- [EXERCISE BRIEF] All of the material below is to be restated word for word, apart from the pictures.

- [INFORMATION SHOWN]
———
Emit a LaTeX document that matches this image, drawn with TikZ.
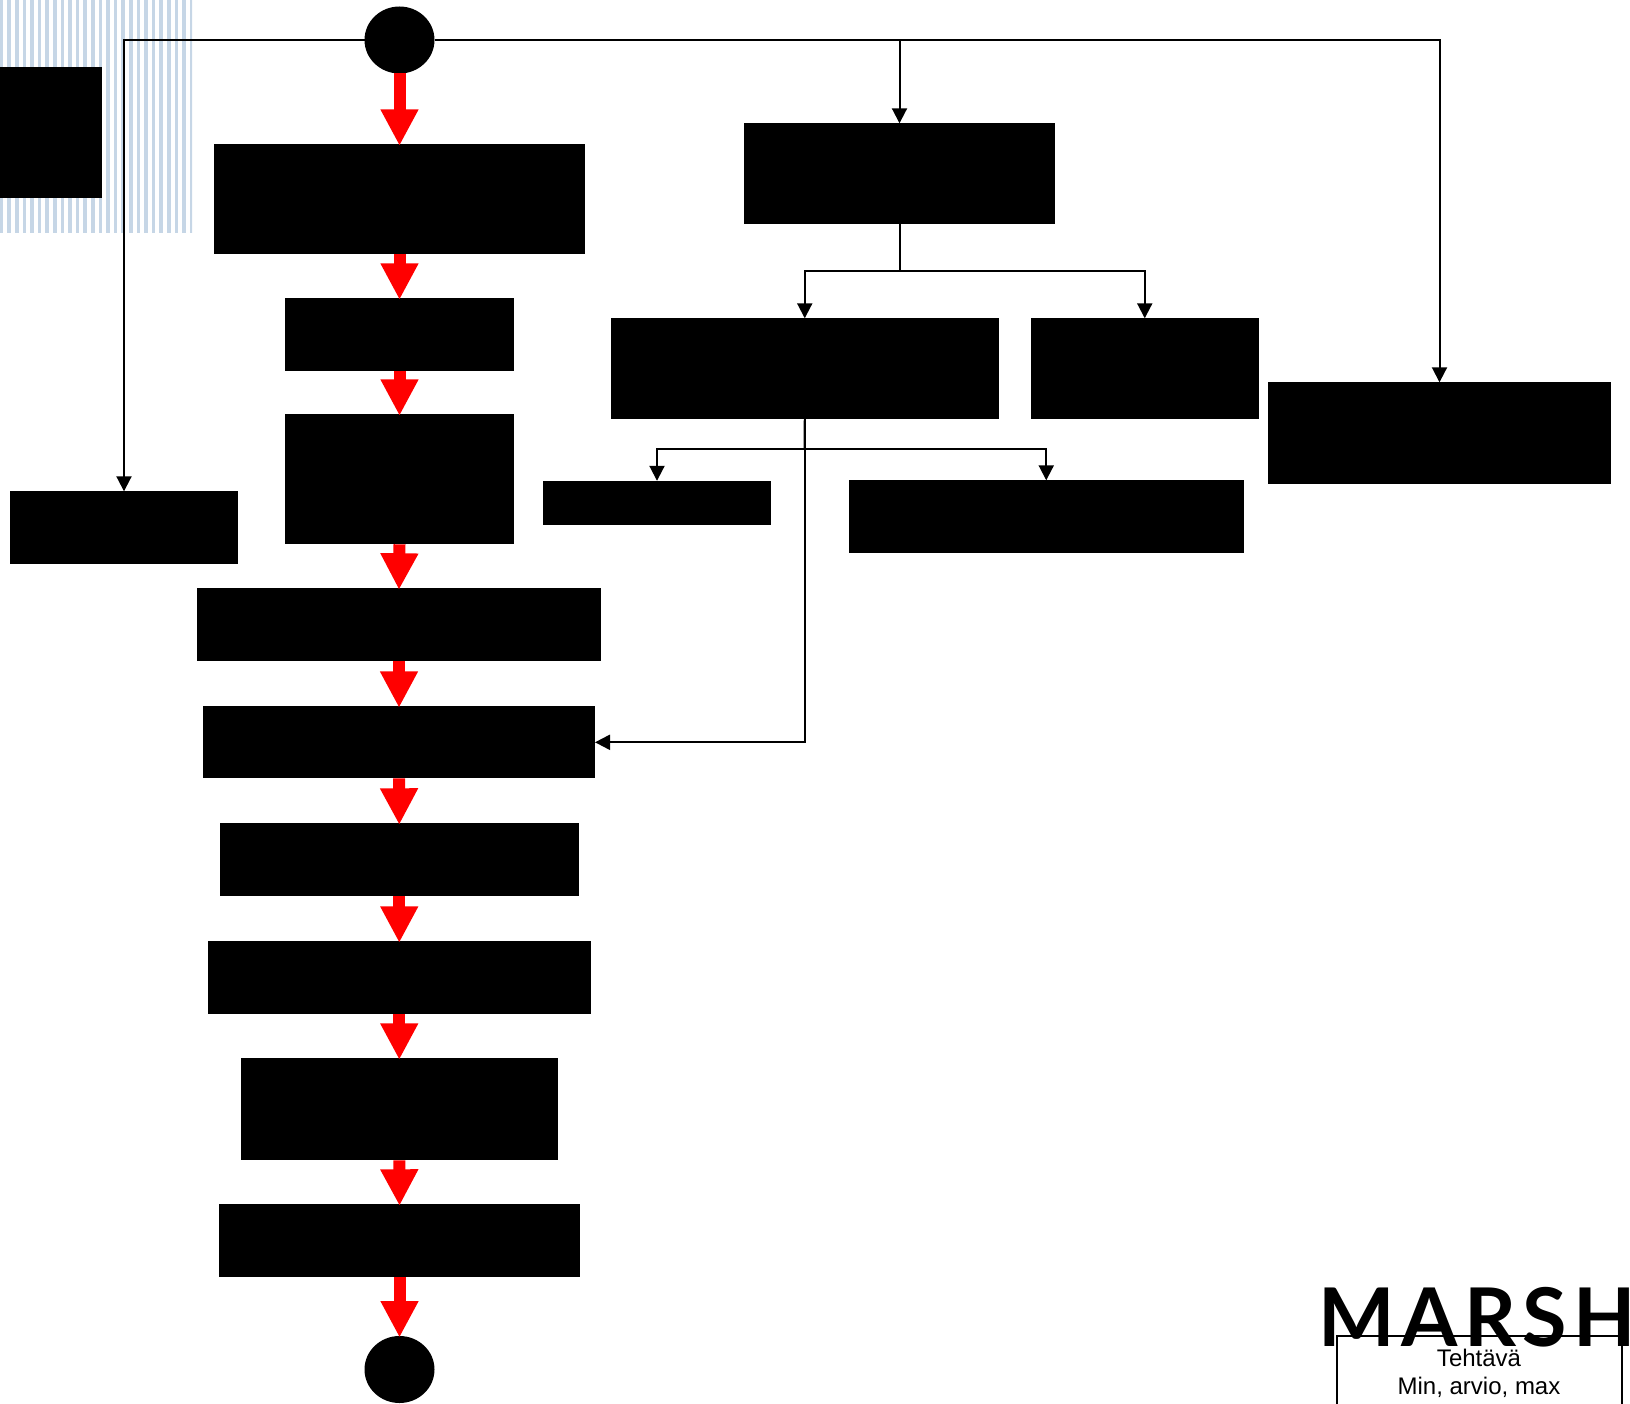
\documentclass[tikz,border=0pt]{standalone}
\usepackage{fontspec}
\setmainfont{Liberation Sans}
\newfontfamily\logofont{Lato}
\usetikzlibrary{shapes.geometric,arrows.meta}
\definecolor{stripeblue}{HTML}{C6D6E6}
\tikzset{
  blackbox/.style={rectangle,fill=black,draw=none,inner sep=0pt,outer sep=0pt,anchor=north west},
  blackdot/.style={ellipse,fill=black,draw=none,inner sep=0pt,outer sep=0pt,minimum width=70pt,minimum height=67pt},
  redflow/.style={draw=red,line width=12pt,shorten >=-1.5pt,-{Triangle[width=35.5pt,length=36.5pt,fill=red]}},
  conn/.style={draw=black,line width=2pt,-{Triangle[width=15pt,length=15pt,fill=black]}},
  plainconn/.style={draw=black,line width=2pt},
}
\newcommand{\bbox}[5]{%
  \pgfmathsetlengthmacro{\bw}{#4-#2}\pgfmathsetlengthmacro{\bh}{#5-#3}%
  \node[blackbox,minimum width=\bw,minimum height=\bh] (#1) at (#2,{#3+0.3}) {};}
\begin{document}
\begin{tikzpicture}[x=1pt,y=-1pt]
\useasboundingbox (0,0) rectangle (1630,1404);
\clip (0,0) rectangle (1630,1404);
% striped panel
\begin{scope}
\clip (0,0) rectangle (192,233);
\foreach \i in {0,...,25}{
  \fill[stripeblue] ({\i*7.6-0.3},0) rectangle ({\i*7.6+3.4},233);
}
\end{scope}
% boxes
\bbox{note}{0}{67}{102}{198}
\bbox{b1}{214}{144}{585}{254}
\bbox{b2}{285}{298}{514}{371}
\bbox{b3}{285}{414}{514}{544}
\bbox{b4}{197}{588}{601}{661}
\bbox{b5}{203}{706}{595}{778}
\bbox{b6}{219.5}{823}{579}{896}
\bbox{b7}{208}{941}{590.5}{1014}
\bbox{b8}{241}{1058}{557.5}{1160}
\bbox{b9}{219}{1204}{580}{1277}
\bbox{rtop}{744}{123}{1055}{224}
\bbox{r1}{610.5}{318}{999}{419}
\bbox{r2}{1030.5}{318}{1259}{419}
\bbox{r3}{1268}{382}{1611}{484}
\bbox{s1}{543}{480.5}{771}{524.5}
\bbox{s2}{849}{480}{1243.5}{553}
\bbox{ll}{10}{491}{238}{564}
\node[blackdot] (top) at (399.5,40) {};
\node[blackdot] (bot) at (399.5,1369.5) {};
\coordinate (j1) at (899.5,271);
\coordinate (j2) at (804.5,449);
% black connectors
\draw[conn] (top.west) -| (ll.north);
\draw[conn] (top.east) -| (rtop.north);
\draw[conn] (top.east) -| (r3.north);
\draw[plainconn] (rtop.south) -- (j1);
\draw[conn] (j1) -| (r1.north);
\draw[conn] (j1) -| (r2.north);
\draw[plainconn] (r1.south) -- (j2);
\draw[conn] (j2) -| (s1.north);
\draw[conn] (j2) -| (s2.north);
\draw[conn] (r1.south) |- (b5.east);
% red flow
\draw[redflow] (top.south) -- (b1.north);
\draw[redflow] (b1.south) -- (b2.north);
\draw[redflow] (b2.south) -- (b3.north);
\draw[redflow] (b3.south) -- (b4.north);
\draw[redflow] (b4.south) -- (b5.north);
\draw[redflow] (b5.south) -- (b6.north);
\draw[redflow] (b6.south) -- (b7.north);
\draw[redflow] (b7.south) -- (b8.north);
\draw[redflow] (b8.south) -- (b9.north);
\draw[redflow] (b9.south) -- (bot.north);
% legend
\node[anchor=west,inner sep=0pt,text=black] (logo) at (1318,1317) {\logofont\bfseries\fontsize{81}{81}\selectfont\addfontfeature{LetterSpace=8}MARSH};
\draw[line width=2pt] (1337,1420) -- (1337,1335.5) -- (1621.5,1335.5) -- (1621.5,1420);
\node[inner sep=0pt,font=\fontsize{24}{28}\selectfont] (t1) at (1479,1358) {Tehtävä};
\node[inner sep=0pt,font=\fontsize{24}{28}\selectfont] (t2) at (1479,1387) {Min, arvio, max};
\end{tikzpicture}
\end{document}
———
- [TASK ANSWER]
Emit a LaTeX document that matches this image, drawn with TikZ.
\documentclass[tikz,border=0pt]{standalone}
\usepackage{fontspec}
\setmainfont{Liberation Sans}
\newfontfamily\logofont{Lato}
\usetikzlibrary{shapes.geometric,arrows.meta}
\definecolor{stripeblue}{HTML}{C6D6E6}
\tikzset{
  blackbox/.style={rectangle,fill=black,draw=none,inner sep=0pt,outer sep=0pt,anchor=north west},
  blackdot/.style={ellipse,fill=black,draw=none,inner sep=0pt,outer sep=0pt,minimum width=70pt,minimum height=67pt},
  redflow/.style={draw=red,line width=12pt,shorten >=-1.5pt,-{Triangle[width=35.5pt,length=36.5pt,fill=red]}},
  conn/.style={draw=black,line width=2pt,-{Triangle[width=15pt,length=15pt,fill=black]}},
  plainconn/.style={draw=black,line width=2pt},
}
\newcommand{\bbox}[5]{%
  \pgfmathsetlengthmacro{\bw}{#4-#2}\pgfmathsetlengthmacro{\bh}{#5-#3}%
  \node[blackbox,minimum width=\bw,minimum height=\bh] (#1) at (#2,{#3+0.3}) {};}
\begin{document}
\begin{tikzpicture}[x=1pt,y=-1pt]
\useasboundingbox (0,0) rectangle (1630,1404);
\clip (0,0) rectangle (1630,1404);
% striped panel
\begin{scope}
\clip (0,0) rectangle (192,233);
\foreach \i in {0,...,25}{
  \fill[stripeblue] ({\i*7.6-0.3},0) rectangle ({\i*7.6+3.4},233);
}
\end{scope}
% boxes
\bbox{note}{0}{67}{102}{198}
\bbox{b1}{214}{144}{585}{254}
\bbox{b2}{285}{298}{514}{371}
\bbox{b3}{285}{414}{514}{544}
\bbox{b4}{197}{588}{601}{661}
\bbox{b5}{203}{706}{595}{778}
\bbox{b6}{219.5}{823}{579}{896}
\bbox{b7}{208}{941}{590.5}{1014}
\bbox{b8}{241}{1058}{557.5}{1160}
\bbox{b9}{219}{1204}{580}{1277}
\bbox{rtop}{744}{123}{1055}{224}
\bbox{r1}{610.5}{318}{999}{419}
\bbox{r2}{1030.5}{318}{1259}{419}
\bbox{r3}{1268}{382}{1611}{484}
\bbox{s1}{543}{480.5}{771}{524.5}
\bbox{s2}{849}{480}{1243.5}{553}
\bbox{ll}{10}{491}{238}{564}
\node[blackdot] (top) at (399.5,40) {};
\node[blackdot] (bot) at (399.5,1369.5) {};
\coordinate (j1) at (899.5,271);
\coordinate (j2) at (804.5,449);
% black connectors
\draw[conn] (top.west) -| (ll.north);
\draw[conn] (top.east) -| (rtop.north);
\draw[conn] (top.east) -| (r3.north);
\draw[plainconn] (rtop.south) -- (j1);
\draw[conn] (j1) -| (r1.north);
\draw[conn] (j1) -| (r2.north);
\draw[plainconn] (r1.south) -- (j2);
\draw[conn] (j2) -| (s1.north);
\draw[conn] (j2) -| (s2.north);
\draw[conn] (r1.south) |- (b5.east);
% red flow
\draw[redflow] (top.south) -- (b1.north);
\draw[redflow] (b1.south) -- (b2.north);
\draw[redflow] (b2.south) -- (b3.north);
\draw[redflow] (b3.south) -- (b4.north);
\draw[redflow] (b4.south) -- (b5.north);
\draw[redflow] (b5.south) -- (b6.north);
\draw[redflow] (b6.south) -- (b7.north);
\draw[redflow] (b7.south) -- (b8.north);
\draw[redflow] (b8.south) -- (b9.north);
\draw[redflow] (b9.south) -- (bot.north);
% legend
\node[anchor=west,inner sep=0pt,text=black] (logo) at (1318,1317) {\logofont\bfseries\fontsize{81}{81}\selectfont\addfontfeature{LetterSpace=8}MARSH};
\draw[line width=2pt] (1337,1420) -- (1337,1335.5) -- (1621.5,1335.5) -- (1621.5,1420);
\node[inner sep=0pt,font=\fontsize{24}{28}\selectfont] (t1) at (1479,1358) {Tehtävä};
\node[inner sep=0pt,font=\fontsize{24}{28}\selectfont] (t2) at (1479,1387) {Min, arvio, max};
\end{tikzpicture}
\end{document}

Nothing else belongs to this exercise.